The Army is worried about a shortage similar to the logistical crunch that left more than 600 soldiers waiting weeks and sometimes months for medical care at Fort Stewart, Ga. Some sick and injured National Guard and Army Reserve soldiers at Fort Stewart stayed in concrete barracks with no running water and no air conditioning while they waited.
The situation was first reported in October by United Press International.
Acting Army Secretary Les Brownlee and Chief of Staff Gen. Peter J. Schoomaker said a massive rotation of several hundred thousand troops early next year could strain Army medicine and housing beyond capacity. Brownlee said between 200,000 and 250,000 soldiers, including 120,000 reservists, would be going to or returning from Operation Iraqi Freedom during the first four months of next year.
"This movement that we are going to do in the early months of next year is huge," Schoomaker told Hawaii Democrat Sen.

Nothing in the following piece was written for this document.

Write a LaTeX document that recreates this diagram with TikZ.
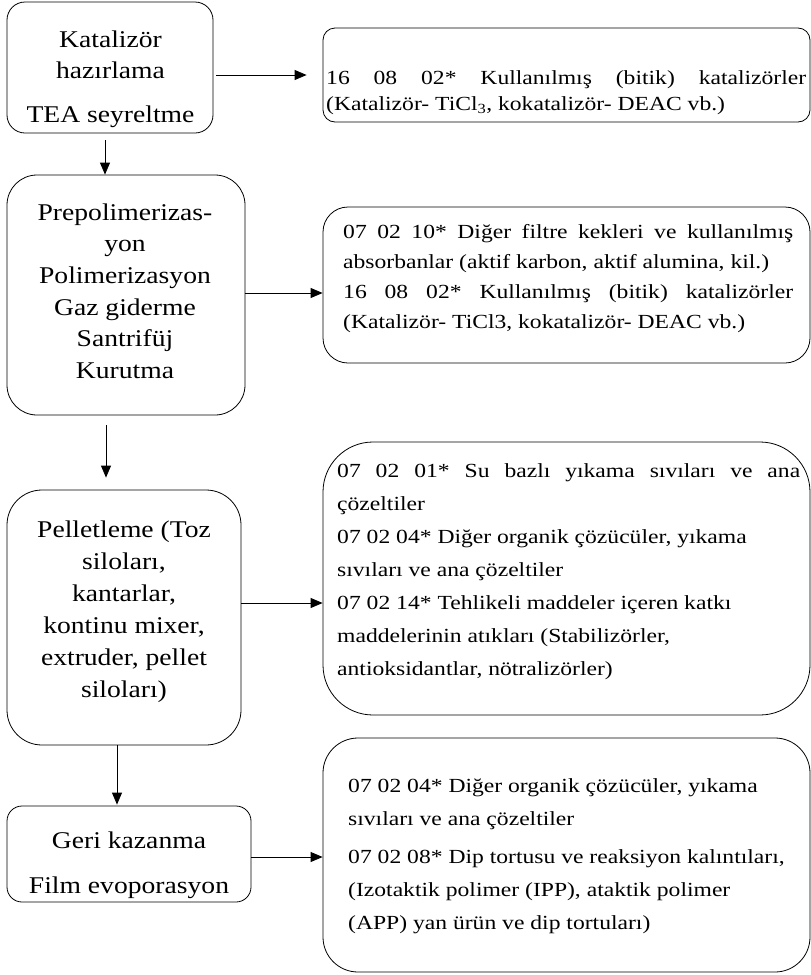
\documentclass[tikz,border=0pt]{standalone}
\usepackage{fontspec}
\setmainfont{Liberation Serif}
\newfontfamily\boxfont{Liberation Serif}[FakeStretch=1.15]
\newfontfamily\listfont{Liberation Serif}[FakeStretch=1.18]
\usetikzlibrary{arrows.meta,calc}
\begin{document}
\begin{tikzpicture}[x=1pt,y=-1pt,
  stage/.style={draw,line width=0.8pt,inner sep=0pt},
  stagetext/.style={anchor=north,inner sep=0pt,align=center},
  wastetext/.style={anchor=north west,inner sep=0pt,align=left},
  flow/.style={line width=0.8pt,-{Triangle[length=12pt,width=10pt]}}]
\useasboundingbox (0,0) rectangle (811,975);

% process stages (left column)
\node[stage,rounded corners=18pt,minimum width=206pt,minimum height=131pt] (L1) at (110,67.5) {};
\node[stage,rounded corners=30pt,minimum width=238pt,minimum height=240pt] (L2) at (126,295) {};
\node[stage,rounded corners=35pt,minimum width=234pt,minimum height=255pt] (L3) at (124,617.5) {};
\node[stage,rounded corners=15pt,minimum width=244pt,minimum height=96pt] (L4) at (129,854) {};

\node[stagetext,font=\boxfont\fontsize{24}{31}\selectfont] (L1t) at (110.5,25.3)
  {\strut Katalizör\\hazırlama\\[13pt]TEA seyreltme};
\node[stagetext,font=\boxfont\fontsize{24}{31.6}\selectfont] (L2t) at (125,197.9)
  {\strut Prepolimerizas-\\yon\\Polimerizasyon\\Gaz giderme\\Santrifüj\\Kurutma};
\node[stagetext,font=\boxfont\fontsize{24}{32}\selectfont] (L3t) at (124,514.6)
  {\strut Pelletleme (Toz\\siloları,\\kantarlar,\\kontinu mixer,\\extruder, pellet\\siloları)};
\node[stagetext,font=\boxfont\fontsize{24}{31}\selectfont] (L4t) at (129,826.3)
  {\strut Geri kazanma\\[14pt]Film evoporasyon};

% waste codes (right column)
\node[stage,rounded corners=12pt,minimum width=487pt,minimum height=94pt] (R1) at (566.5,75) {};
\node[stage,rounded corners=25pt,minimum width=487pt,minimum height=156pt] (R2) at (566.5,285) {};
\node[stage,rounded corners=50pt,minimum width=487pt,minimum height=273pt] (R3) at (566.5,578.5) {};
\node[stage,rounded corners=35pt,minimum width=487pt,minimum height=234pt] (R4) at (566.5,855) {};

\node[wastetext,font=\listfont\fontsize{20}{26}\selectfont] (R1t) at (326,65.8)
  {\strut\makebox[480pt][s]{16 08 02* Kullanılmış (bitik) katalizörler}\\
   (Katalizör- TiCl\textsubscript{3}, kokatalizör- DEAC vb.)};
\node[wastetext,font=\listfont\fontsize{20}{30}\selectfont] (R2t) at (343,217)
  {\strut\makebox[450pt][s]{07 02 10* Diğer filtre kekleri ve kullanılmış}\\
   absorbanlar (aktif karbon, aktif alumina, kil.)\\
   \makebox[450pt][s]{16 08 02* Kullanılmış (bitik) katalizörler}\\
   (Katalizör- TiCl3, kokatalizör- DEAC vb.)};
\node[wastetext,font=\listfont\fontsize{20}{33}\selectfont] (R3t) at (337,453.9)
  {\strut\makebox[463pt][s]{07 02 01* Su bazlı yıkama sıvıları ve ana}\\
   çözeltiler\\
   07 02 04* Diğer organik çözücüler, yıkama\\
   sıvıları ve ana çözeltiler\\
   07 02 14* Tehlikeli maddeler içeren katkı\\
   maddelerinin atıkları (Stabilizörler,\\
   antioksidantlar, nötralizörler)};
\node[wastetext,font=\listfont\fontsize{20}{33}\selectfont] (R4t) at (348,768.9)
  {\strut 07 02 04* Diğer organik çözücüler, yıkama\\
   sıvıları ve ana çözeltiler\\[5pt]
   07 02 08* Dip tortusu ve reaksiyon kalıntıları,\\
   (Izotaktik polimer (IPP), ataktik polimer\\
   (APP) yan ürün ve dip tortuları)};

% process flow
\draw[flow] ($(L1.south)+(-5,7)$) -- ($(L1.south |- L2.north)+(-5,0)$);
\draw[flow] ($(L2.south)+(-20,10)$) -- ($(L2.south |- L3.north)+(-20,-12)$);
\draw[flow] ($(L3.south)+(-7,0)$) -- ($(L3.south |- L4.north)+(-7,-1)$);

% waste outputs
\draw[flow] ($(L1.east |- R1.west)+(3,0)$) -- ($(R1.west)+(-16,0)$);
\draw[flow] ($(L2.east)+(0,-2)$) -- ($(L2.east -| R2.west)+(0,-2)$);
\draw[flow] ($(L3.east)+(0,-14.5)$) -- ($(L3.east -| R3.west)+(0,-14.5)$);
\draw[flow] ($(L4.east)+(0,3)$) -- ($(L4.east -| R4.west)+(0,3)$);
\end{tikzpicture}
\end{document}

Daniel Akaka. "This is going to be huge, and we are anticipating to be really challenged in this area that you are talking about right here."
Akaka had asked what the Army was doing "to ensure that the problems experienced at Fort Stewart ... are not repeated?"
Brownlee said the Army has set a standard that sick and injured soldiers must be in clean housing with climate control and running water. The Army is also giving soldiers access to civilian doctors and increasing military medical staff. The Army is also considering the construction of prefabricated structures to accommodate an influx of soldiers.
Brownlee said the problems at Fort Stewart occurred at other bases. "It was happening other places, too," he told Akaka.
But he also said the upcoming rotation could overwhelm current resources.
"To my knowledge, the Army has never had a rotation like this in the past," Brownlee said.
The Senate Armed Services Committee Wednesday held the hearing to discuss the shortage of medical care and poor housing apparent at Fort Stewart, as well as a host of apparent Army challenges ranging from a shortage of body armor, armored Humvees, and anti-missile technology for helicopters.
In October, UPI reported on long waits for medical care at Fort Stewart and Fort Knox, as well as squalid living conditions at Fort Stewart. The Army Reserve and National Guard soldiers had been placed on what the Army calls "medical hold" while they wait for doctors.
"There have been recent revelations about the availability of prompt health care and living conditions for those placed on medical hold, primarily members of the Reserve component, in preparation for deployment," Committee Chairman John Warner, R-Va., said in his opening statement. "The issue came to light in press reports of dissatisfaction and poor living conditions at Fort Stewart, Georgia," Warner told the Army officials. "So we look forward to listening to your report today."
Schoomaker told the panel during questions that the problem at Fort Stewart was exacerbated by unfit soldiers who could not deploy to Iraq whom the Army was treating -- as opposed to casualties from Iraq.
"If you look at the Fort Stewart example, less that 20 of all those -- and that's 600-and-something soldiers -- less than 20 were injured as a result of that deployment," Schoomaker told the Senate panel. "A lot of those soldiers never deployed, because they were determined to be medically unfit."
Fort Stewart officials said last month that 420 of the 633 soldiers on medical hold did go to Iraq.